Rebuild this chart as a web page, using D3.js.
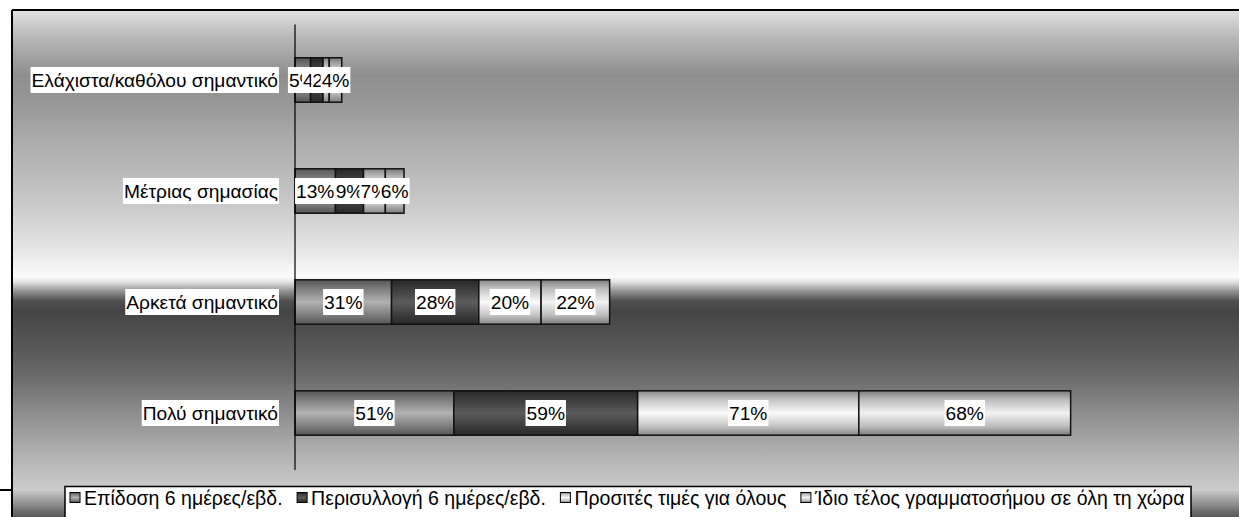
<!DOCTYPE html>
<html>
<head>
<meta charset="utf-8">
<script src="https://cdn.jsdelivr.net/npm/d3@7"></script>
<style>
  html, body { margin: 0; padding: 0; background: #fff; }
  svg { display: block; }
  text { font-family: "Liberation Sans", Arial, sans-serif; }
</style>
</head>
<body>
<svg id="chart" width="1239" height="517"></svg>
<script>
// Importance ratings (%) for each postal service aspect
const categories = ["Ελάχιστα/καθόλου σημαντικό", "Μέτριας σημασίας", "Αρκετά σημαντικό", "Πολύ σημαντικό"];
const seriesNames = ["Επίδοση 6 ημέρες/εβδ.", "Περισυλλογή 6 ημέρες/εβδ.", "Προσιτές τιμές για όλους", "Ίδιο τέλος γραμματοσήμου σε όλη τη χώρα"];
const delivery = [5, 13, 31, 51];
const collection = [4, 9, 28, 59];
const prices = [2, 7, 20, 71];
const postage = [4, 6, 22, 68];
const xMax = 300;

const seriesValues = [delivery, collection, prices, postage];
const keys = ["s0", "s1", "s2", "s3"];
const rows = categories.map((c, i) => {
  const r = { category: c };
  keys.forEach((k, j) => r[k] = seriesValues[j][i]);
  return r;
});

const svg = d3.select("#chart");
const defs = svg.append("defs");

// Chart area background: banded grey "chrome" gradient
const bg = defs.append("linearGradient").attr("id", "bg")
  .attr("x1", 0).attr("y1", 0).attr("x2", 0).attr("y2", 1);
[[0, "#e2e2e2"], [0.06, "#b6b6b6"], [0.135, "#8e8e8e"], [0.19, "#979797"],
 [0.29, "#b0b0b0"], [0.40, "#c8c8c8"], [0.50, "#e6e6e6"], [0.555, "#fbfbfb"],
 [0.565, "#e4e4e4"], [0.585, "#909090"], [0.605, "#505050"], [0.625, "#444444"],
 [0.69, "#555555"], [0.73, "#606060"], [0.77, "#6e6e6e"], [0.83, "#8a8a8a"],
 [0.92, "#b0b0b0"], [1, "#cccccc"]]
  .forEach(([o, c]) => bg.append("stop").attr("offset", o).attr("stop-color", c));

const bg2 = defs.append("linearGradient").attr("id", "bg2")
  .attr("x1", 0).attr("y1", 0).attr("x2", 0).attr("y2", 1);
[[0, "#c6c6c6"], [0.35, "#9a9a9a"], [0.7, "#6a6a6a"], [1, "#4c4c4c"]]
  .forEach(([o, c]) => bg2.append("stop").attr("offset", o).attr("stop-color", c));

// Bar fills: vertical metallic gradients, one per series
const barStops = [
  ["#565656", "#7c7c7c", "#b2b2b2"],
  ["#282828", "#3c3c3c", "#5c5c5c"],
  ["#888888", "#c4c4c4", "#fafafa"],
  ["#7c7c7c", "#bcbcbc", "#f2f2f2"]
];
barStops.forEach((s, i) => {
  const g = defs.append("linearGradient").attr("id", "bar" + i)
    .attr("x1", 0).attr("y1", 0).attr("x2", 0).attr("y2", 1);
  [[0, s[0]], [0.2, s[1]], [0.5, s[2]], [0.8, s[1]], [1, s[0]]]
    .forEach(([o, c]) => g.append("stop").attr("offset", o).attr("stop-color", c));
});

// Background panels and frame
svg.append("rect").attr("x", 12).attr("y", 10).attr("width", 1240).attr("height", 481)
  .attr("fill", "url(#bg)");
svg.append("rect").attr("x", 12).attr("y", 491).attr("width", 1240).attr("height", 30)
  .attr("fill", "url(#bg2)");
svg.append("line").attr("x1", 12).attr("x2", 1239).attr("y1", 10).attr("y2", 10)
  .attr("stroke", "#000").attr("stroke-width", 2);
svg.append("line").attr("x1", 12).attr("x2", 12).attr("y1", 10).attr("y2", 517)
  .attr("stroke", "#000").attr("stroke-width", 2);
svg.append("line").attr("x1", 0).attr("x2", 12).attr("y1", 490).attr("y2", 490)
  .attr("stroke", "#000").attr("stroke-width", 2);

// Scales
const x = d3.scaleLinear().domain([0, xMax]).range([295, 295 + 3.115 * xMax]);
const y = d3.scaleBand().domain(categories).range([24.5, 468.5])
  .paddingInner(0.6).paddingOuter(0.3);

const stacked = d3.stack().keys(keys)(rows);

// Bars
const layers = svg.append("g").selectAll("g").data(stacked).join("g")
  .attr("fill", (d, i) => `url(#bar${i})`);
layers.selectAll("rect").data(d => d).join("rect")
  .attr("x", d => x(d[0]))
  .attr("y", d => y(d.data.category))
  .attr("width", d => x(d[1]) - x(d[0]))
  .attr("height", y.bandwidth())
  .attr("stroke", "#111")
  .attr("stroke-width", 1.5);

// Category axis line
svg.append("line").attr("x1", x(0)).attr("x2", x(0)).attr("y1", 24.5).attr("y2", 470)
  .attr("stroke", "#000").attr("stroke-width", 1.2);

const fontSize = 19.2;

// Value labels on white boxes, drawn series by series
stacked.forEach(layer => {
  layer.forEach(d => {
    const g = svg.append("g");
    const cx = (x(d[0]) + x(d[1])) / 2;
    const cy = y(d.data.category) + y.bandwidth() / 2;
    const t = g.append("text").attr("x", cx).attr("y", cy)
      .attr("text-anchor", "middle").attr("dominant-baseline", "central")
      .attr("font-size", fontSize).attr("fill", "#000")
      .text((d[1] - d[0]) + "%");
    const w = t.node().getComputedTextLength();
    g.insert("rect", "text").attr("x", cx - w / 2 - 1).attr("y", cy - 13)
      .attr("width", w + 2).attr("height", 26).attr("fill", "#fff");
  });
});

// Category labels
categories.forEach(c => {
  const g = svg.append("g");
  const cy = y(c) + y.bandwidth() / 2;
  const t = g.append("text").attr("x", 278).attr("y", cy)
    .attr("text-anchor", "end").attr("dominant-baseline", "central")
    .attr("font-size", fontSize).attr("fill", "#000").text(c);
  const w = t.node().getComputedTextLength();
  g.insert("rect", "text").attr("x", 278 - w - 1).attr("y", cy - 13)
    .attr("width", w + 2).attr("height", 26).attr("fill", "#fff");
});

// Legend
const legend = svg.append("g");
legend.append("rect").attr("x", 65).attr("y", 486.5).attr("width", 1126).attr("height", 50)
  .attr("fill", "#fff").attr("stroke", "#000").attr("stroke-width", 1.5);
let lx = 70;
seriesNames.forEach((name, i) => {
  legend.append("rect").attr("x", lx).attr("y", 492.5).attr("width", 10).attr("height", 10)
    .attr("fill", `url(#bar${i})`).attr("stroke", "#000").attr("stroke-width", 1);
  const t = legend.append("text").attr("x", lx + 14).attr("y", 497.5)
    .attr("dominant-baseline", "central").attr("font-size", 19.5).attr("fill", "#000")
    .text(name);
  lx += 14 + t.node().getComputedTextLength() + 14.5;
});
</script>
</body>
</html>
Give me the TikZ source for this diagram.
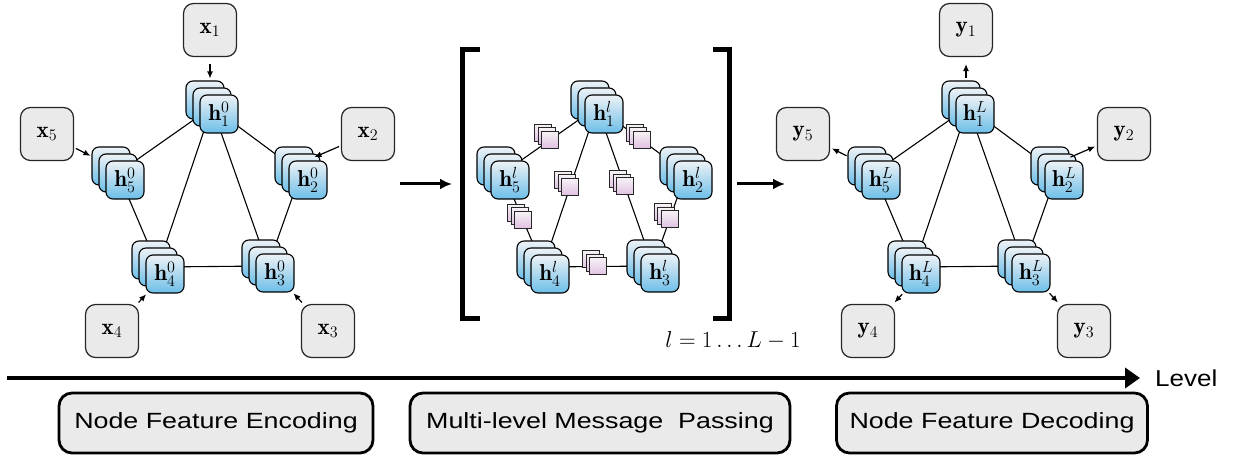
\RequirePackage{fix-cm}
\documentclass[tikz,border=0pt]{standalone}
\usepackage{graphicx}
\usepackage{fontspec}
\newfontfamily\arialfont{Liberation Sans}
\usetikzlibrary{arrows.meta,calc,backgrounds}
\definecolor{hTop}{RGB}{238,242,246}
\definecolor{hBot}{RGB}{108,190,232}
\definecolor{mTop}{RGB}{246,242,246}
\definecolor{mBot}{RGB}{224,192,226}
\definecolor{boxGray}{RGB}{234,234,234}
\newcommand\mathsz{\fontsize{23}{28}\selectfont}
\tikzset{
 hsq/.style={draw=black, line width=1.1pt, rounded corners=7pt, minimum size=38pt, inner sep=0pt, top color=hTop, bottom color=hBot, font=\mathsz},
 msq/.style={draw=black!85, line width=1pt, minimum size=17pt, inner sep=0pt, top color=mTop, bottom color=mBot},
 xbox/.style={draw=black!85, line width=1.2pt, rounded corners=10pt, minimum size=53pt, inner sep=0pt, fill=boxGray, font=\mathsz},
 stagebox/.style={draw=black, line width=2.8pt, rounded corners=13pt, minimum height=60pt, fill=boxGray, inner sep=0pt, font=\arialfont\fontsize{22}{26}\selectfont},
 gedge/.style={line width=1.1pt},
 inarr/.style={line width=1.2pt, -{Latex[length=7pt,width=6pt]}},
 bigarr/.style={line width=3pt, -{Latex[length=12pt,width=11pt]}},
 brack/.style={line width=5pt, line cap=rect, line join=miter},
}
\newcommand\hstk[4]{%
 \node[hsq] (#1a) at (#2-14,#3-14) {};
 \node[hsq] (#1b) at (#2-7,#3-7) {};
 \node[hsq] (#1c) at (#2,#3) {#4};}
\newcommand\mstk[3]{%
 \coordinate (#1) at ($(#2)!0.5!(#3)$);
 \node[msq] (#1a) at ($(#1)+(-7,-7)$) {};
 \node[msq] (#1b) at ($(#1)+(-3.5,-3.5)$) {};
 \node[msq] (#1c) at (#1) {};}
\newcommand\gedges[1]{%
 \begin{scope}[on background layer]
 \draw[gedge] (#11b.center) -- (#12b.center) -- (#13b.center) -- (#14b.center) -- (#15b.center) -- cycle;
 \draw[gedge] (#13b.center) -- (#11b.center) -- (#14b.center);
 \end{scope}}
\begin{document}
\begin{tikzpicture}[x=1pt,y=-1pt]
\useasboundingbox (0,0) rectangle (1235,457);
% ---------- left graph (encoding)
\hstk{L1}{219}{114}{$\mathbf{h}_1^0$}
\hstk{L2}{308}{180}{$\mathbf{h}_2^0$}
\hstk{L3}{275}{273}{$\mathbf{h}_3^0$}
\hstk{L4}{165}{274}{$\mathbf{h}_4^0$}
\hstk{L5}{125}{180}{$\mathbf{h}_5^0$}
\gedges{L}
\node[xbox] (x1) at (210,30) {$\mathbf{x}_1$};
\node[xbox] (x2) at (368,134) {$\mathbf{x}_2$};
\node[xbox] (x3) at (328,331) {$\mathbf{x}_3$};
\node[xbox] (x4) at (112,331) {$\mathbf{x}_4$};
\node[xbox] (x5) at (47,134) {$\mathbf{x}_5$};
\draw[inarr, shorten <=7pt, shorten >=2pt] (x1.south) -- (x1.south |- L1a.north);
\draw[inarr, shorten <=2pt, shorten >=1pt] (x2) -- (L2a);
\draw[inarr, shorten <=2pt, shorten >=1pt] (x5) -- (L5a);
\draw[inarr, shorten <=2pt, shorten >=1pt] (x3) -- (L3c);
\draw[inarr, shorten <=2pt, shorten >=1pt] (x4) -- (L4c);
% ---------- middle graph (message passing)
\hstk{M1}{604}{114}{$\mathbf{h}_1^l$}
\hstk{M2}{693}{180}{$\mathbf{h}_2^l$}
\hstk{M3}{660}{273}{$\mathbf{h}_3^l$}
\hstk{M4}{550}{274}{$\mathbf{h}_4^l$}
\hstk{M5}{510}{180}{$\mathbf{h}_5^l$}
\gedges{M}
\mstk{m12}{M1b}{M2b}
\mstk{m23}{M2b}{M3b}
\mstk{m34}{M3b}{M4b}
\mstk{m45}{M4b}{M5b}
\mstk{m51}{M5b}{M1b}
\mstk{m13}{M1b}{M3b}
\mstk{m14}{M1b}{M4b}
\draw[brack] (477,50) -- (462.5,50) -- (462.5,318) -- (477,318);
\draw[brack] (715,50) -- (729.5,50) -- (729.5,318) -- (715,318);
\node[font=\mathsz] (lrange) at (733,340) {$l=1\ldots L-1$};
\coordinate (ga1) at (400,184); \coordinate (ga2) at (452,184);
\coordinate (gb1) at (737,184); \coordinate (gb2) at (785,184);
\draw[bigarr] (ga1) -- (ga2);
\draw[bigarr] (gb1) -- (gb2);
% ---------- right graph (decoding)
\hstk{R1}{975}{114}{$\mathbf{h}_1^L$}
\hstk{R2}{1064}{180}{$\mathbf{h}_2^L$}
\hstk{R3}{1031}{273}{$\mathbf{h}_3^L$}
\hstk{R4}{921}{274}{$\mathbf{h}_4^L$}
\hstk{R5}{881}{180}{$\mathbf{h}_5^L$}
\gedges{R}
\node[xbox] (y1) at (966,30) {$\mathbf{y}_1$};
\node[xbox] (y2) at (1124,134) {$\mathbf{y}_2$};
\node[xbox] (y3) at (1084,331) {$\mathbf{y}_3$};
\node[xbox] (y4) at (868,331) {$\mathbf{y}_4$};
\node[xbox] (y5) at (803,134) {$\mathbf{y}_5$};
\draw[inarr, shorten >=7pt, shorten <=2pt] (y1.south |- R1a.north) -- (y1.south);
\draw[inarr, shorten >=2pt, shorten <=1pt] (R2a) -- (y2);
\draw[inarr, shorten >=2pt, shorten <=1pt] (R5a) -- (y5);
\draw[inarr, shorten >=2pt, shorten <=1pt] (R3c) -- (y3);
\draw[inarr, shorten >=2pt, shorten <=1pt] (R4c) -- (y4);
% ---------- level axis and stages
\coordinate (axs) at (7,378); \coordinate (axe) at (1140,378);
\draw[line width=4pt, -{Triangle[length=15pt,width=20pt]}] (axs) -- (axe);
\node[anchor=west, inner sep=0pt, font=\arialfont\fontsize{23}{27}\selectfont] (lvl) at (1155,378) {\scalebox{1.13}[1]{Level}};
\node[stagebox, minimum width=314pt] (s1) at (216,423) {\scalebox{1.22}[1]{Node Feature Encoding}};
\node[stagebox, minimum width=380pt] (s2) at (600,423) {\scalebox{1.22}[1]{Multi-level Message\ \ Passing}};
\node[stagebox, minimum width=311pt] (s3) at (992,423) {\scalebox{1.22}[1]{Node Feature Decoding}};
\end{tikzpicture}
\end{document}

::::::::

EXERCISE DIRECTIONS
Write out, word for word, the lines from the start of the data through the one holding "const xMax = 300;". Omit pictures.

SOLUTION TO THIS TASK
Rebuild this chart as a web page, using D3.js.
<!DOCTYPE html>
<html>
<head>
<meta charset="utf-8">
<script src="https://cdn.jsdelivr.net/npm/d3@7"></script>
<style>
  html, body { margin: 0; padding: 0; background: #fff; }
  svg { display: block; }
  text { font-family: "Liberation Sans", Arial, sans-serif; }
</style>
</head>
<body>
<svg id="chart" width="1239" height="517"></svg>
<script>
// Importance ratings (%) for each postal service aspect
const categories = ["Ελάχιστα/καθόλου σημαντικό", "Μέτριας σημασίας", "Αρκετά σημαντικό", "Πολύ σημαντικό"];
const seriesNames = ["Επίδοση 6 ημέρες/εβδ.", "Περισυλλογή 6 ημέρες/εβδ.", "Προσιτές τιμές για όλους", "Ίδιο τέλος γραμματοσήμου σε όλη τη χώρα"];
const delivery = [5, 13, 31, 51];
const collection = [4, 9, 28, 59];
const prices = [2, 7, 20, 71];
const postage = [4, 6, 22, 68];
const xMax = 300;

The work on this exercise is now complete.